La forma más atrevida de concluir sería decir que esa quizás sea la condición del estadio actual de la modernidad capitalista. Cada momento, visto desde sí mismo, se siente como un escenario catastrófico. Pero, desde el momento inmediatamente posterior, reaparece como el último instante previo a una nueva catástrofe imprevista e inimaginable, cualitativamente incomparable con la anterior. Y esto ocurre todo el rato, cada vez más rápido. El ciclo se acelera, impulsado por el avance exponencial de la tecnología: una catástrofe social cada década, cada año, cada mes, cada día. En eso sí que se parece nuestra existencia a la de un campesino alemán del siglo XVII: la perpetua sensación de estar viviendo un nuevo fin de los tiempos cada temporada, de forma recurrente y acelerada.

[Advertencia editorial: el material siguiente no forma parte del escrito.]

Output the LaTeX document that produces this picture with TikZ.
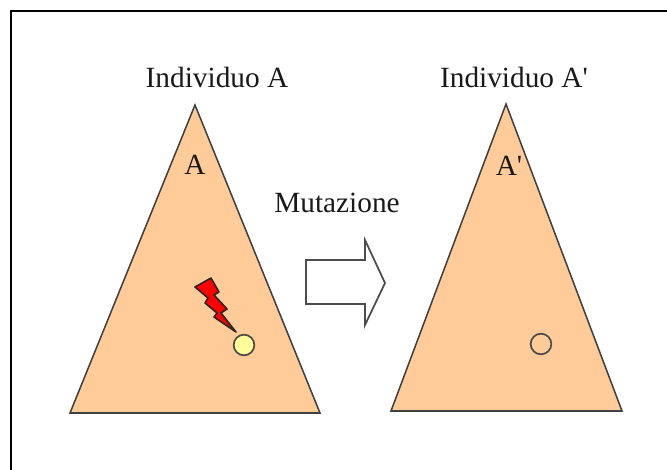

Este año, Oasis anunció su regreso con la declaración “La gran espera se ha acabado. Ven a verlo. No será televisado.” La sentencia es tan viejuna que da risa, ¿qué demonios es una “televisión”? Me pregunto qué pensará Noel Gallagher de esas palabras al ver los enjambres de teléfonos móviles en sus conciertos. Me pregunto también cuál será la media de edad de los asistentes.

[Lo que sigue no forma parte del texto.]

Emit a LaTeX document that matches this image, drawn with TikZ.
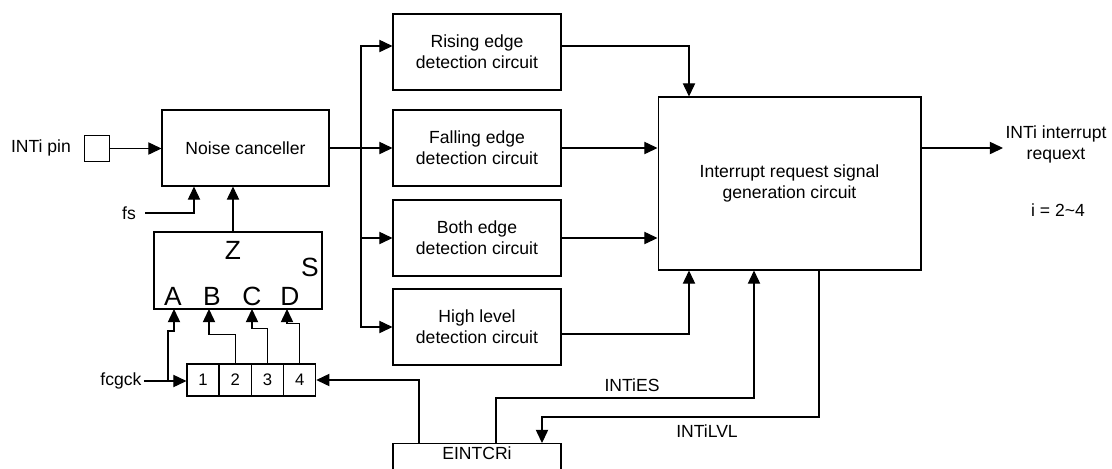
\documentclass[tikz,border=0pt]{standalone}
\usepackage{fontspec}
\setmainfont{Liberation Sans}
\usetikzlibrary{arrows.meta, calc, positioning}

\tikzset{
  blk/.style={draw, rectangle, inner sep=2pt, align=center,
              minimum width=3.36cm, minimum height=1.52cm},
  cell/.style={draw, minimum size=0.64cm, inner sep=0pt,
               font=\fontsize{9.5}{10}\selectfont},
  gross/.style={font=\fontsize{15}{18}\selectfont, inner sep=0pt},
  lbl/.style={inner sep=1pt, align=center}
}

\begin{document}
\begin{tikzpicture}[x=0.02cm, y=-0.02cm, line width=0.6pt,
    >={Triangle[length=7.5pt, width=7pt]},
    font=\fontsize{10}{12}\selectfont]
      \useasboundingbox (0,0) rectangle (1112,468);

      % Eingang
      \node[lbl] (pinlbl) at (41,148) {INTi pin};
      \node[draw, minimum size=0.51cm, inner sep=0pt] (pin) at (97,148.5) {};
      \node[blk, minimum width=3.34cm] (noise) at (245.5,148) {Noise canceller};
      \node[lbl, inner xsep=5pt] (fs) at (129,213) {fs};

      % Auswahl (Z, S, A--D)
      \node[blk, minimum height=1.54cm] (sel) at (238,270.5) {};
      \node[gross] (selZ) at (233,250) {Z};
      \node[gross] (selS) at (310,267) {S};
      \foreach \n/\x in {A/173, B/212, C/252, D/290} {
        \node[gross] (sel\n) at (\x,296) {\n};
      }
      \foreach \n/\x in {A/174, B/209, C/252, D/287} {
        \coordinate (in\n) at (\x,309);
      }

      % Register
      \foreach \i/\x in {1/203, 2/235.25, 3/267.5, 4/299.75} {
        \node[cell] (c\i) at (\x,380) {\i};
      }
      \node[lbl] (fcgck) at (121,381) {fcgck};
      \coordinate (jA) at (168,381);

      % Flankenerkennung
      \node[blk] (rise) at (477,52)  {Rising edge\\detection circuit};
      \node[blk] (fall) at (477,148) {Falling edge\\detection circuit};
      \node[blk] (both) at (477,238) {Both edge\\detection circuit};
      \node[blk] (high) at (477,327) {High level\\detection circuit};
      \coordinate (split) at (361,148);

      \node[blk, minimum width=5.26cm, minimum height=3.46cm] (irq) at (789.5,183.5)
        {Interrupt request signal\\generation circuit};
      \node[lbl] (out) at (1056,144) {INTi interrupt\\requext};
      \node[lbl] (range) at (1058,210) {i = 2\textasciitilde 4};

      \node[blk, anchor=north, text depth=1.2cm] (ctrl) at (477,443) {EINTCRi};
      \node[lbl] (es) at (632,385) {INTiES};
      \node[lbl] (lvl) at (707,431) {INTiLVL};

      % Kanten
      \draw[->] (pin.east) -- (pin.east -| noise.west);
      \draw[->] (fs.east) -| (noise.south -| 194,0);
      \draw[->] (selZ |- sel.north) -- (selZ |- noise.south);

      \draw[->] (fcgck.east) -- (fcgck.east -| c1.west);
      \draw[->] (jA) -- (168,331) -| (inA);
      \draw[->] (c2.north) -- ++(0,-29) -| (inB);
      \draw[->] (c3.north) -- ++(0,-35) -| (inC);
      \draw[->] (c4.north) -- ++(0,-40) -| (inD);

      \draw (noise.east) -- (split);
      \draw[->] (split) |- ($(rise.west)+(0,-6)$);
      \draw[->] (split) -- (fall.west);
      \draw[->] (split) |- (both.west);
      \draw[->] (split) |- (high.west);

      \draw[->] ($(rise.east)+(0,-6)$) -| (irq.north -| 689,0);
      \draw[->] (fall.east) -- (fall.east -| irq.west);
      \draw[->] (both.east) -- (both.east -| irq.west);
      \draw[->] ($(high.east)+(0,7)$) -| (irq.south -| 689,0);
      \draw[->] (irq.east |- 0,148) -- (1003,148);

      \draw[->] (ctrl.north -| 419,0) |- (c4.east);
      \draw[->] (ctrl.north -| 496,0) -- (496,398) -| (irq.south -| 754,0);
      \draw[->] (irq.south -| 819,0) -- (819,417) -| (ctrl.north -| 542,0);
\end{tikzpicture}
\end{document}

Mi intuición más optimista de todo esto es la siguiente: hoy, Knebworth está pasando en algún otro lugar. Quizás ya no como pensábamos que lo haría. Quizás la música, el arte, ya no puede hacer lo que pensábamos que podía. Quizás tampoco el pensamiento. Eso era algo que Hegel ya decía: las cosas tienen la tendencia a dejar de servir para lo que servían. Hegel también se esforzaba por recordar que la historia suele ser más lista que tú: cuando crees que todo está perdido, la historia se reordena de formas que nunca imaginaste. El resultado revela el sentido de sus partes. Quizás el éxtasis colectivo, el entusiasmo radical, la vanguardia, la frontera de la experiencia, está pasando en algún otro lugar, de alguna otra forma para la que aún no tenemos lenguaje, con una imagen que no reconoceremos hasta que haya pasado, a no ser que nos esforcemos un poco por buscarla.